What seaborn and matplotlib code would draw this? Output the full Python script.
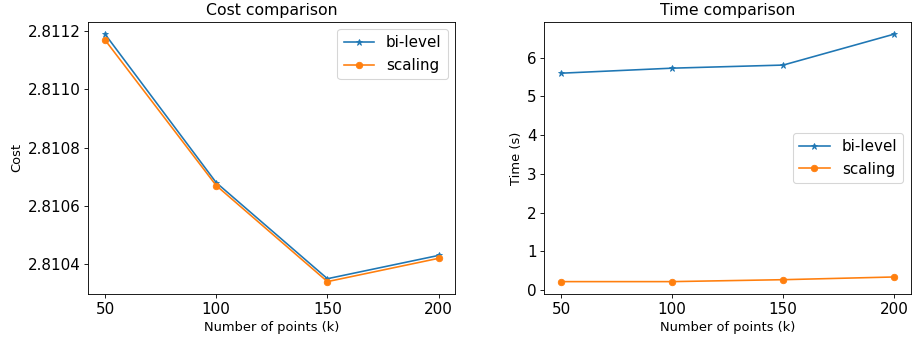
import numpy as np
import pandas as pd
import matplotlib
matplotlib.use("Agg")
import matplotlib.pyplot as plt
import matplotlib.ticker as mticker
import seaborn as sns

pontos = [50, 100, 150, 200]
custo_bilevel = [2.81119, 2.81068, 2.81035, 2.81043]
custo_scaling = [2.81117, 2.81067, 2.81034, 2.81042]
tempo_bilevel = [5.60, 5.73, 5.81, 6.61]
tempo_scaling = [0.22, 0.22, 0.27, 0.34]

cores = {"bi-level": "#1f77b4", "scaling": "#ff7f0e"}
marcadores = {"bi-level": "*", "scaling": "o"}

dpi = 78
fig = plt.figure(figsize=(912 / dpi, 343 / dpi), dpi=dpi)
ax1 = fig.add_axes([88.3 / 912, 1 - 294 / 343, (455.3 - 88.3) / 912, (294 - 21.7) / 343])
ax2 = fig.add_axes([544.3 / 912, 1 - 294 / 343, (911 - 544.3) / 912, (294 - 21.7) / 343])


def desenhar(ax, serie_a, serie_b):
    for nome, valores in [("bi-level", serie_a), ("scaling", serie_b)]:
        df = pd.DataFrame({"k": pontos, "v": valores})
        sns.lineplot(data=df, x="k", y="v", ax=ax, color=cores[nome], marker=marcadores[nome],
                     markersize=6, markeredgecolor=cores[nome],
                     linewidth=1.5, label=nome)
    ax.set_xticks(pontos)
    ax.tick_params(axis="both", labelsize=14)
    ax.set_xlabel("Number of points (k)", fontsize=12)


desenhar(ax1, custo_bilevel, custo_scaling)
ax1.set_title("Cost comparison", fontsize=14.5)
ax1.set_ylabel("Cost", fontsize=12)
ax1.set_yticks([2.8104, 2.8106, 2.8108, 2.8110, 2.8112])
ax1.yaxis.set_major_formatter(mticker.FormatStrFormatter("%.4f"))
ax1.legend(loc="upper right", fontsize=14)

desenhar(ax2, tempo_bilevel, tempo_scaling)
ax2.set_title("Time comparison", fontsize=14.5)
ax2.set_ylabel("Time (s)", fontsize=12)
ax2.set_yticks([0, 1, 2, 3, 4, 5, 6])
ax2.legend(loc="center right", fontsize=14)

plt.savefig("out.png", dpi=dpi)
plt.close()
+++
SHORT EXERCISE: Without any pictures, reproduce the lines from the first one in the material through the line that has "tempo_scaling = [0.22, 0.22, 0.27, 0.34]", exactly as they appear.

ANSWER TO THIS EXERCISE:
What seaborn and matplotlib code would draw this? Output the full Python script.
import numpy as np
import pandas as pd
import matplotlib
matplotlib.use("Agg")
import matplotlib.pyplot as plt
import matplotlib.ticker as mticker
import seaborn as sns

pontos = [50, 100, 150, 200]
custo_bilevel = [2.81119, 2.81068, 2.81035, 2.81043]
custo_scaling = [2.81117, 2.81067, 2.81034, 2.81042]
tempo_bilevel = [5.60, 5.73, 5.81, 6.61]
tempo_scaling = [0.22, 0.22, 0.27, 0.34]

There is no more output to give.